**Stated problem**
Retype the lines from the first one in the records down to the line containing "Chart.register(...registerables);", counting both, and leave out any pictures.

[start Provided material]

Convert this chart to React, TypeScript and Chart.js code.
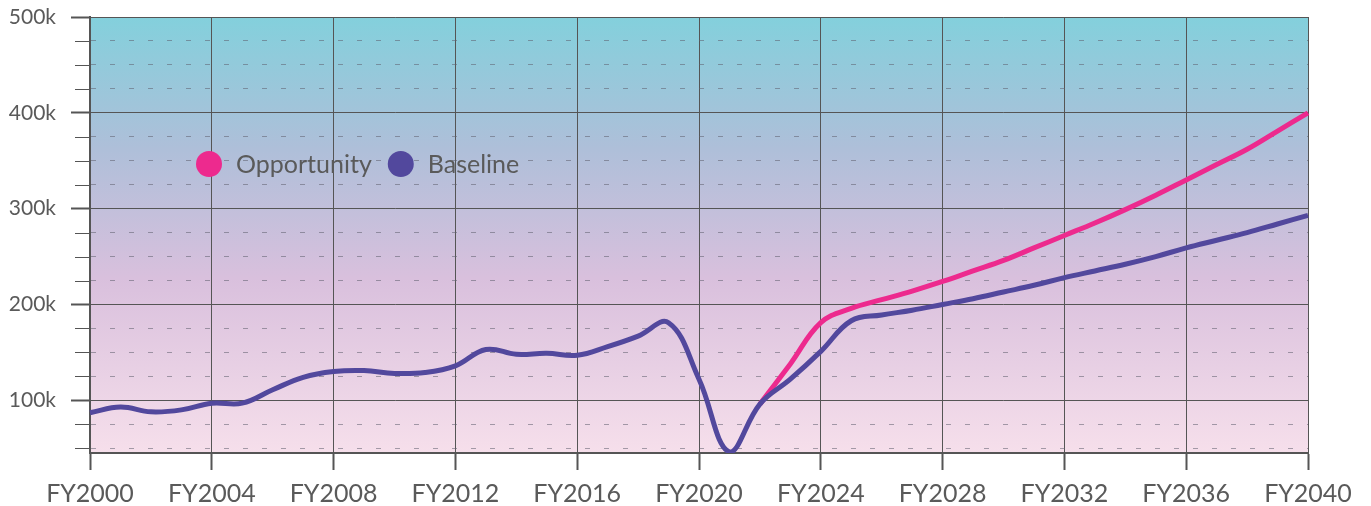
import React, { useEffect, useRef } from 'react';
import { Chart, registerables } from 'chart.js';

Chart.register(...registerables);

const categories = [
  'FY2000','FY2001','FY2002','FY2003','FY2004','FY2005','FY2006','FY2007','FY2008','FY2009',
  'FY2010','FY2011','FY2012','FY2013','FY2014','FY2015','FY2016','FY2017','FY2018','FY2019',
  'FY2020','FY2021','FY2022','FY2023','FY2024','FY2025','FY2026','FY2027','FY2028','FY2029',
  'FY2030','FY2031','FY2032','FY2033','FY2034','FY2035','FY2036','FY2037','FY2038','FY2039','FY2040',
];

// values in thousands
const baseline = [
  87, 93, 88, 90, 97, 97, 111, 124, 130, 131,
  128, 129, 136, 153, 148, 149, 147, 156, 167, 181,
  122, 46, 96, 122, 151, 183, 189, 194, 200, 206,
  213, 220, 228, 235, 242, 250, 259, 267, 275, 284, 293,
];

const opportunity = [
  null, null, null, null, null, null, null, null, null, null,
  null, null, null, null, null, null, null, null, null, null,
  null, null, 96, 138, 181, 196, 205, 214, 224, 235,
  246, 259, 272, 285, 299, 314, 330, 346, 362, 381, 400,
];

const seriesNames = ['Opportunity', 'Baseline'];
const seriesColors = ['#ED2A8E', '#52489D'];

const yMin = 45;
const yMax = 500;
const yTickValues = [50, 75, 100, 125, 150, 175, 200, 225, 250, 275, 300, 325, 350, 375, 400, 425, 450, 475, 500];

const FONT = 'Lato';
const TEXT = '#5a5a5a';
const AXIS = '#555555';

export default function App() {
  const ref = useRef<HTMLCanvasElement | null>(null);

  useEffect(() => {
    if (!ref.current) return;

    const bgPlugin = {
      id: 'bgGradient',
      beforeDraw(chart: any) {
        const { ctx, chartArea } = chart;
        if (!chartArea) return;
        const g = ctx.createLinearGradient(0, chartArea.top, 0, chartArea.bottom);
        g.addColorStop(0, '#83d0dc');
        g.addColorStop(0.3, '#aebfd9');
        g.addColorStop(0.6, '#d9c0dd');
        g.addColorStop(1, '#f6dfeb');
        ctx.save();
        ctx.fillStyle = g;
        ctx.fillRect(chartArea.left, chartArea.top, chartArea.right - chartArea.left, chartArea.bottom - chartArea.top);
        ctx.restore();
      },
    };

    const extrasPlugin = {
      id: 'extras',
      afterDraw(chart: any) {
        const { ctx, chartArea } = chart;
        const y = chart.scales.y;
        ctx.save();
        // minor tick marks
        ctx.strokeStyle = AXIS;
        ctx.lineWidth = 1;
        y.ticks.forEach((t: any) => {
          if (t.value % 100 !== 0) {
            const py = Math.round(y.getPixelForValue(t.value)) + 0.5;
            ctx.beginPath();
            ctx.moveTo(chartArea.left - 15, py);
            ctx.lineTo(chartArea.left, py);
            ctx.stroke();
          }
        });
        // legend
        ctx.font = `25px ${FONT}`;
        ctx.textBaseline = 'middle';
        ctx.textAlign = 'left';
        const cy = chartArea.top + 147;
        let cx = chartArea.left + 119;
        seriesNames.forEach((name, i) => {
          ctx.fillStyle = seriesColors[i];
          ctx.beginPath();
          ctx.arc(cx, cy, 13, 0, Math.PI * 2);
          ctx.fill();
          ctx.fillStyle = TEXT;
          const tx = cx + 27;
          ctx.fillText(name, tx, cy + 1);
          const w = ctx.measureText(name).width;
          cx = tx + w + 29;
        });
        ctx.restore();
      },
    };

    const chart = new Chart(ref.current, {
      type: 'line',
      data: {
        labels: categories,
        datasets: [
          {
            label: seriesNames[1],
            data: baseline,
            borderColor: seriesColors[1],
            backgroundColor: seriesColors[1],
            borderWidth: 5,
            pointRadius: 0,
            tension: 0.4,
            fill: false,
          },
          {
            label: seriesNames[0],
            data: opportunity,
            borderColor: seriesColors[0],
            backgroundColor: seriesColors[0],
            borderWidth: 5,
            pointRadius: 0,
            tension: 0.4,
            fill: false,
            spanGaps: false,
          },
        ],
      },
      options: {
        animation: false,
        responsive: true,
        maintainAspectRatio: false,
        layout: { padding: { top: 9, right: 55, left: 0, bottom: 0 } },
        plugins: {
          legend: { display: false },
          tooltip: { enabled: false },
        },
        scales: {
          x: {
            type: 'category',
            afterFit(scale: any) {
              scale.paddingLeft = 0;
              scale.paddingRight = 0;
              scale.height = 53;
            },
            border: { display: true, color: AXIS, width: 2 },
            grid: {
              color: AXIS,
              lineWidth: 1,
              tickLength: 17,
              tickWidth: 2,
              tickColor: AXIS,
            },
            ticks: {
              autoSkip: false,
              maxRotation: 0,
              minRotation: 0,
              padding: 9,
              color: TEXT,
              font: { family: FONT, size: 25 },
              callback: (_v: any, i: number) => (i % 4 === 0 ? categories[i] : null),
            },
          },
          y: {
            type: 'linear',
            min: yMin,
            max: yMax,
            afterBuildTicks(scale: any) {
              scale.ticks = yTickValues.map((v) => ({ value: v }));
            },
            afterFit(scale: any) {
              scale.width = 82;
              scale.paddingTop = 0;
            },
            border: {
              display: true,
              color: AXIS,
              width: 2,
              dash: (ctx: any) => (ctx.tick && ctx.tick.value % 100 === 0 ? [] : [5, 14]),
            },
            grid: {
              color: (ctx: any) => (ctx.tick && ctx.tick.value % 100 === 0 ? AXIS : 'rgba(95,95,110,0.55)'),
              lineWidth: 1,
              tickLength: 19,
              tickWidth: (ctx: any) => (ctx.tick && ctx.tick.value % 100 === 0 ? 2 : 1),
              tickColor: (ctx: any) => (ctx.tick && ctx.tick.value % 100 === 0 ? AXIS : 'rgba(0,0,0,0)'),
            },
            ticks: {
              autoSkip: false,
              padding: 15,
              color: TEXT,
              font: { family: FONT, size: 21 },
              callback: (v: any) => (Number(v) % 100 === 0 ? `${v}k` : ''),
            },
          },
        },
      },
      plugins: [bgPlugin, extrasPlugin],
    });

    return () => chart.destroy();
  }, []);

  return (
    <div style={{ position: 'relative', width: '1355px', height: '498px' }}>
      <canvas ref={ref} />
    </div>
  );
}
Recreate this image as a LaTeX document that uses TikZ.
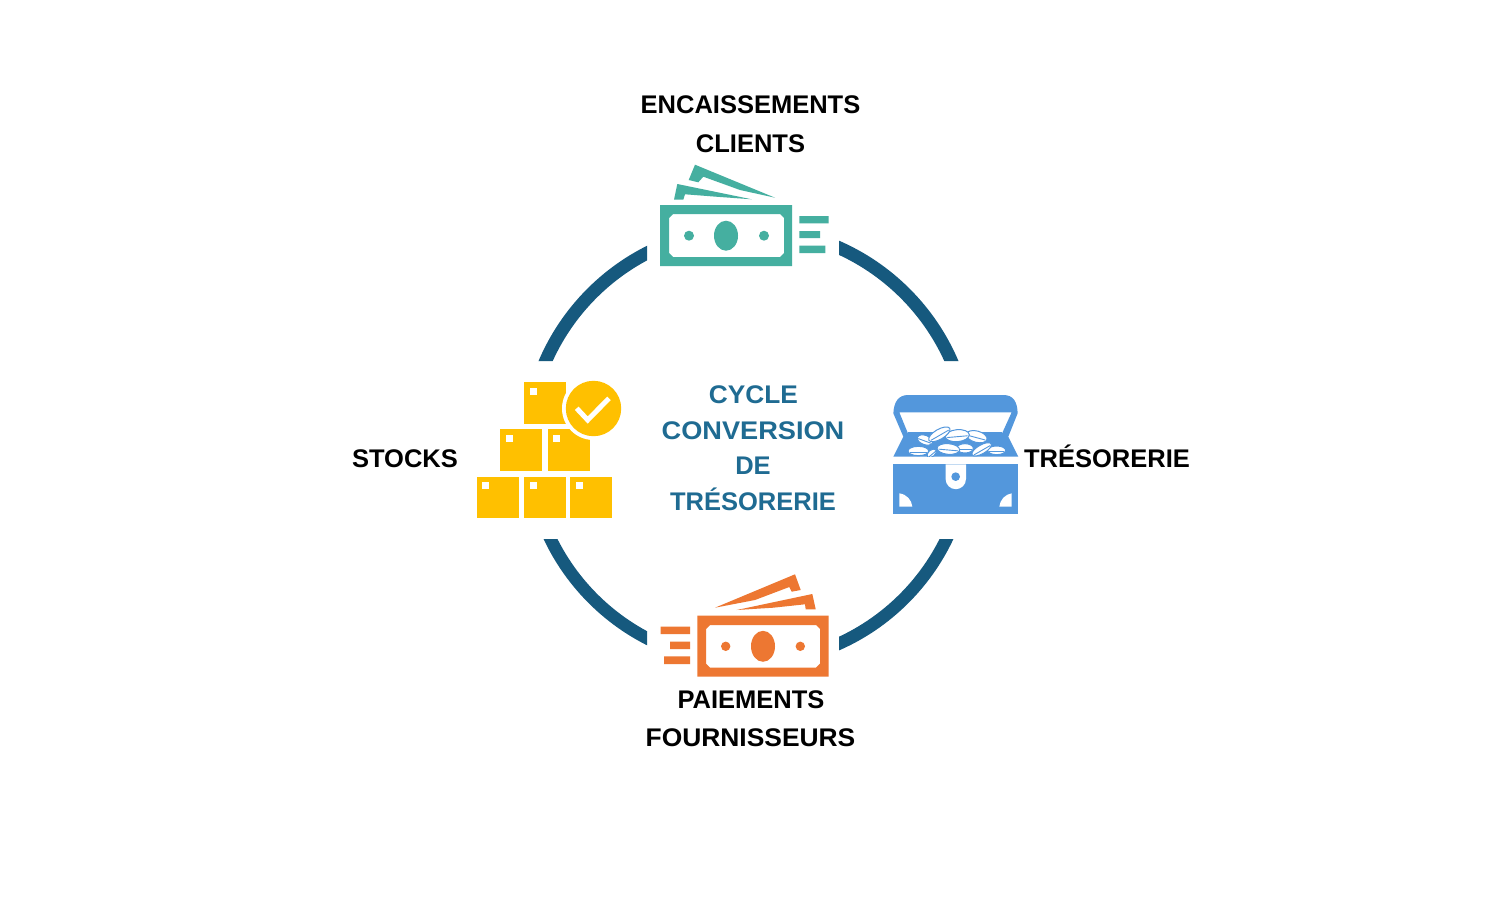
\documentclass[tikz,border=0pt]{standalone}
\usepackage{fontspec}
\setmainfont{Liberation Sans}
\definecolor{ringblue}{HTML}{16597E}
\definecolor{titleblue}{HTML}{1F6B92}
\definecolor{teal}{HTML}{45AFA0}
\definecolor{orng}{HTML}{ED7732}
\definecolor{chest}{HTML}{5397DC}
\definecolor{gold}{HTML}{FFC000}
\tikzset{
  lab/.style={font=\fontsize{25.5}{25.5}\selectfont\bfseries,text=black,inner sep=0pt,text height=18pt,text depth=0pt,anchor=center},
  ttl/.style={lab,text=titleblue},
  coin/.style={fill=white,draw=chest,line width=1pt}
}
\newcommand{\bx}[2]{%
  \fill[gold] (#1,#2) rectangle ++(42,41.5);
  \fill[white] (#1+5.7,#2+5.5) rectangle ++(7,7);}
\newcommand{\cn}[5]{%
  \draw[coin,shift={(#1,#2)},rotate=#5] (0,0) ellipse[x radius=#3/3 pt,y radius=#4/3 pt];
  \draw[chest,line width=.9pt,shift={(#1,#2)},rotate=#5] (-#3*.85,3) -- (#3*.85,3);}
\begin{document}
\begin{tikzpicture}[x=1pt,y=-1pt]
\useasboundingbox (0,0) rectangle (1500,921);
\fill[white] (0,0) rectangle (1500,921);
% ring
\begin{scope}
\clip (400,200) rectangle (647,361) (839,200) rectangle (1100,361);
\draw[ringblue,line width=13pt] (748.5,450) circle[radius=221.5];
\end{scope}
\begin{scope}
\clip (400,539) rectangle (647,700) (839,539) rectangle (1100,700);
\draw[ringblue,line width=12.5pt] (748.5,443) circle[radius=220];
\end{scope}
% green bill
\begin{scope}[even odd rule]
\fill[teal] (660,205) rectangle (792,266)
  (673,214) -- (780,214) -- (784,218) -- (784,253) -- (780,257) -- (673,257) -- (669,253) -- (669,218) -- cycle;
\end{scope}
\fill[teal] (726,235.7) ellipse[x radius=12pt,y radius=15pt];
\fill[teal] (689,235.7) circle[radius=5] (764,235.7) circle[radius=5];
\fill[teal] (799.3,216) rectangle (828.7,223.3) (799.3,231) rectangle (820,238) (799.3,245.7) rectangle (825.3,253);
\fill[teal] (695,164.7) -- (775,197.7) -- (740,190) -- (703.3,176.7) -- (698.3,182.3) -- (688.7,180) -- cycle;
\fill[teal] (677.3,184) -- (751.7,199.3) -- (720,197) -- (685,194.3) -- (683.3,199.7) -- (674,199.7) -- cycle;
% orange bill
\begin{scope}[even odd rule]
\fill[orng] (697.3,615.7) rectangle (828.7,676.7)
  (710,625) -- (816,625) -- (820,629) -- (820,663.7) -- (816,667.7) -- (710,667.7) -- (706,663.7) -- (706,629) -- cycle;
\end{scope}
\fill[orng] (763,646.3) ellipse[x radius=12pt,y radius=15.5pt];
\fill[orng] (725.7,646.3) circle[radius=4.7] (800.3,646.3) circle[radius=4.7];
\fill[orng] (660.7,626.7) rectangle (690,634) (670,641.7) rectangle (690,649) (664,656.3) rectangle (690,664);
\fill[orng] (795,574.3) -- (800.7,590) -- (791.7,591.7) -- (789.3,587) -- (755,600) -- (715,607.7) -- cycle;
\fill[orng] (812.3,594) -- (815.7,609.3) -- (805.7,609.3) -- (805,604.3) -- (773.3,607.7) -- (736.7,610) -- cycle;
% boxes
\bx{524.3}{382}
\bx{500.3}{429.3}\bx{547.7}{429.3}
\bx{476.7}{476.7}\bx{524.3}{476.7}\bx{570}{476.7}
\fill[white] (593.5,408.5) circle[radius=31.5];
\fill[gold] (593.5,408.5) circle[radius=27.7];
\draw[white,line width=5pt] (576.7,408.3) -- (587.7,420) -- (609,398.3);
% chest
\begin{scope}[shift={(880,385)},x=0.3333pt,y=-0.3333pt]
\fill[chest,even odd rule] (40,215) -- (70,155) -- (40,85) .. controls (42,50) and (55,30) .. (85,30) -- (370,30) .. controls (400,30) and (412,50) .. (413,85) -- (385,155) -- (415,215) -- cycle
  (58,82) -- (395,82) -- (365,148) -- (85,148) -- cycle;
\fill[chest] (85,140) rectangle (365,175);
\cn{290}{155}{32}{17}{-15}
\cn{232}{152}{36}{18}{5}
\cn{135}{165}{24}{14}{-20}
\cn{178}{148}{36}{15}{30}
\cn{115}{198}{31}{14}{0}
\cn{350}{196}{27}{13}{0}
\cn{255}{190}{25}{14}{0}
\cn{155}{205}{16}{10}{40}
\cn{205}{192}{34}{16}{-5}
\cn{305}{193}{33}{13}{30}
\fill[white] (30,216) rectangle (425,238);
\fill[chest] (38,238) rectangle (415,388);
\fill[white] (197,238) -- (258,238) -- (258,282) arc[start angle=0,end angle=-180,radius=10.2pt] -- cycle;
\fill[chest] (227,275) circle[radius=13];
\fill[white] (58,365) -- (58,325) .. controls (80,328) and (95,345) .. (97,365) -- cycle;
\fill[white] (395,365) -- (395,325) .. controls (375,328) and (360,345) .. (358,365) -- cycle;
\end{scope}
% labels
\node[lab] (enc) at (750.5,104.5) {ENCAISSEMENTS};
\node[lab] (cli) at (750.5,143.5) {CLIENTS};
\node[lab] (sto) at (405,458.5) {STOCKS};
\node[lab] (tre) at (1107,458.5) {TRÉSORERIE};
\node[lab] (pai) at (751,699) {PAIEMENTS};
\node[lab,xscale=1.035] (fou) at (750.5,737.5) {FOURNISSEURS};
\node[ttl,xscale=1.03] (t1) at (753.5,394) {CYCLE};
\node[ttl,xscale=1.065] (t2) at (753,430) {CONVERSION};
\node[ttl] (t3) at (753,465.5) {DE};
\node[ttl] (t4) at (753,501) {TRÉSORERIE};
\end{tikzpicture}
\end{document}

[end Provided material]

**Problem solution**
Convert this chart to React, TypeScript and Chart.js code.
import React, { useEffect, useRef } from 'react';
import { Chart, registerables } from 'chart.js';

Chart.register(...registerables);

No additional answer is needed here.